To begin the spiritual path a certain kind of humility must develop, the humility to stop, to surrender, the humility to understand that we do not know. As long as we are certain we know we remain the enemy of our soul; as long as we think we are controlling the world we are the enemy of our soul; as long as we know where we are going we cannot go there because we have a preconceived idea of each step, we have drawn a picture, we are merely following the outline produced by our imagination. We have to stop conceptualizing in order to enter the open space, a space in which we do not know what will happen, in which we are ready to stand with our eyes open, without fear, accepting what we see with humility, awed by the glory, unafraid of being burned, stepping willingly into the fire of reality.
We go as volunteers to give up illusion for the sake of our soul, a major step, a step for our state of being, a step towards finding reality. Until we take this step everything else we do is merely imagination, until we take this step we are talking without becoming, conjecturing without becoming, we are drawing pictures of reality instead of stepping into it.

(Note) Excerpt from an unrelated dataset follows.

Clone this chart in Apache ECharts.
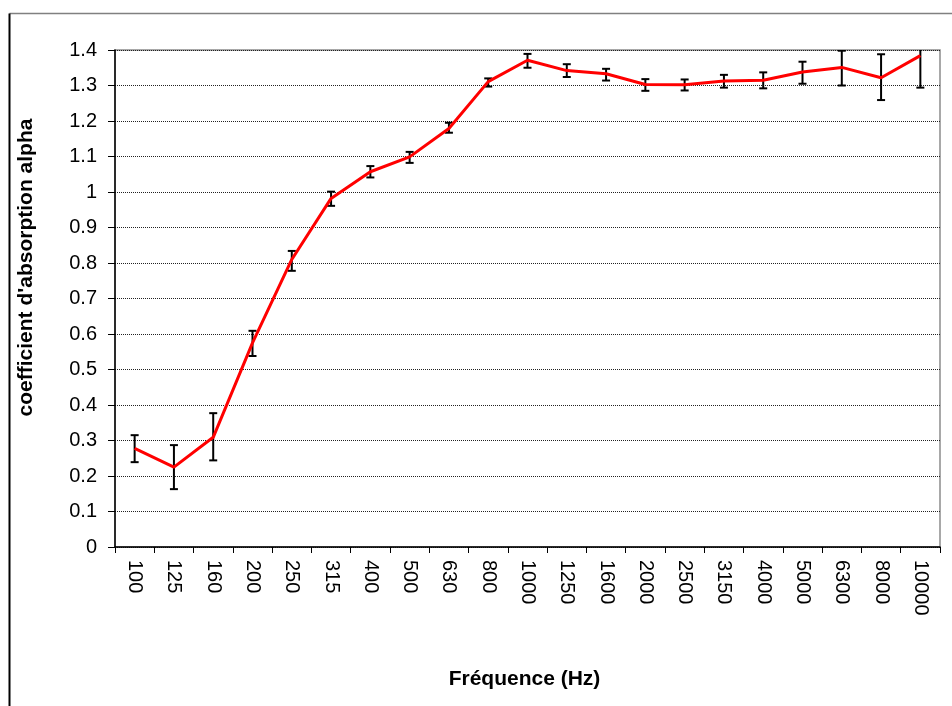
<!DOCTYPE html>
<html>
<head>
<meta charset="utf-8">
<script src="https://cdn.jsdelivr.net/npm/echarts@6/dist/echarts.min.js"></script>
<style>
html,body{margin:0;padding:0;background:#fff;}
#chart{width:952px;height:706px;}
</style>
</head>
<body>
<div id="chart"></div>
<script>
const categories = ['100','125','160','200','250','315','400','500','630','800','1000','1250','1600','2000','2500','3150','4000','5000','6300','8000','10000'];
const alpha = [0.278, 0.225, 0.309, 0.575, 0.810, 0.982, 1.057, 1.099, 1.179, 1.311, 1.371, 1.342, 1.333, 1.303, 1.302, 1.313, 1.315, 1.338, 1.351, 1.322, 1.384];
const upper = [0.315, 0.287, 0.377, 0.609, 0.834, 1.001, 1.073, 1.113, 1.195, 1.320, 1.389, 1.360, 1.347, 1.318, 1.317, 1.330, 1.337, 1.367, 1.398, 1.388, 1.470];
const lower = [0.239, 0.163, 0.244, 0.538, 0.778, 0.961, 1.041, 1.082, 1.167, 1.297, 1.350, 1.324, 1.314, 1.285, 1.286, 1.294, 1.292, 1.305, 1.300, 1.259, 1.294];
const yTicks = { min: 0, max: 1.4, interval: 0.1 };

const FONT = '"Liberation Sans", Arial, sans-serif';
const chart = echarts.init(document.getElementById('chart'), null, {renderer: 'canvas'});
const errData = categories.map((c, i) => [i, lower[i], upper[i]]);

chart.setOption({
  animation: false,
  backgroundColor: '#fff',
  graphic: [
    {type: 'line', shape: {x1: 9.5, y1: 13.5, x2: 960, y2: 13.5}, style: {stroke: '#808080', lineWidth: 1.5}, silent: true},
    {type: 'line', shape: {x1: 9.5, y1: 13.5, x2: 9.5, y2: 720}, style: {stroke: '#000', lineWidth: 2}, silent: true}
  ],
  grid: {left: 115, right: 12, top: 50, bottom: 159, show: true, borderColor: '#8c8c8c', borderWidth: 1.5, backgroundColor: 'transparent'},
  xAxis: {
    type: 'category',
    data: categories,
    boundaryGap: true,
    name: 'Fréquence (Hz)',
    nameLocation: 'middle',
    nameGap: 122,
    nameTextStyle: {fontFamily: FONT, fontWeight: 'bold', fontSize: 21, color: '#000', padding: [0, 6, 0, 0]},
    axisLine: {lineStyle: {color: '#000', width: 1.5}},
    axisTick: {show: true, length: 6, lineStyle: {color: '#000'}},
    axisLabel: {rotate: -90, margin: 13, fontFamily: FONT, fontSize: 20, color: '#000'},
    splitLine: {show: false}
  },
  yAxis: {
    type: 'value',
    min: yTicks.min,
    max: yTicks.max,
    interval: yTicks.interval,
    name: "coefficient d'absorption alpha",
    nameLocation: 'middle',
    nameGap: 78,
    nameTextStyle: {fontFamily: FONT, fontWeight: 'bold', fontSize: 21, color: '#000', padding: [0, 0, 0, 62]},
    axisLine: {show: true, lineStyle: {color: '#000', width: 1.5}},
    axisTick: {show: true, length: 7, lineStyle: {color: '#000'}},
    axisLabel: {margin: 18, fontFamily: FONT, fontSize: 20, color: '#000'},
    splitLine: {show: true, lineStyle: {color: '#222', type: [1, 1], width: 1}}
  },
  series: [
    {
      type: 'custom',
      name: 'error',
      clip: true,
      z: 2,
      data: errData,
      encode: {x: 0, y: [1, 2]},
      renderItem: function (params, api) {
        const i = api.value(0);
        const lo = api.coord([i, api.value(1)]);
        const hi = api.coord([i, api.value(2)]);
        const hw = 4;
        const st = {stroke: '#000', lineWidth: 2};
        return {
          type: 'group',
          children: [
            {type: 'line', shape: {x1: hi[0], y1: hi[1], x2: lo[0], y2: lo[1]}, style: st},
            {type: 'line', shape: {x1: hi[0] - hw, y1: hi[1], x2: hi[0] + hw, y2: hi[1]}, style: st},
            {type: 'line', shape: {x1: lo[0] - hw, y1: lo[1], x2: lo[0] + hw, y2: lo[1]}, style: st}
          ]
        };
      }
    },
    {
      type: 'line',
      name: 'alpha',
      data: alpha,
      z: 3,
      symbol: 'none',
      lineStyle: {color: '#ff0000', width: 3},
      itemStyle: {color: '#ff0000'}
    }
  ]
});
</script>
</body>
</html>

If we are serious about this path we have to learn to bow our heads to its truth, learn to put our heads appropriately on the ground, humble in the understanding that we do not understand, humble enough to beg for the grace which is only His to give, humble enough to ask that guides be sent to us each step of the way. We must surrender to God and give up this world. We must lose our sense of self, our illusory sense of self must dissipate and be reborn in His will, in His qualities; we must be lost to the world, nothing more than a burned out shell to the world.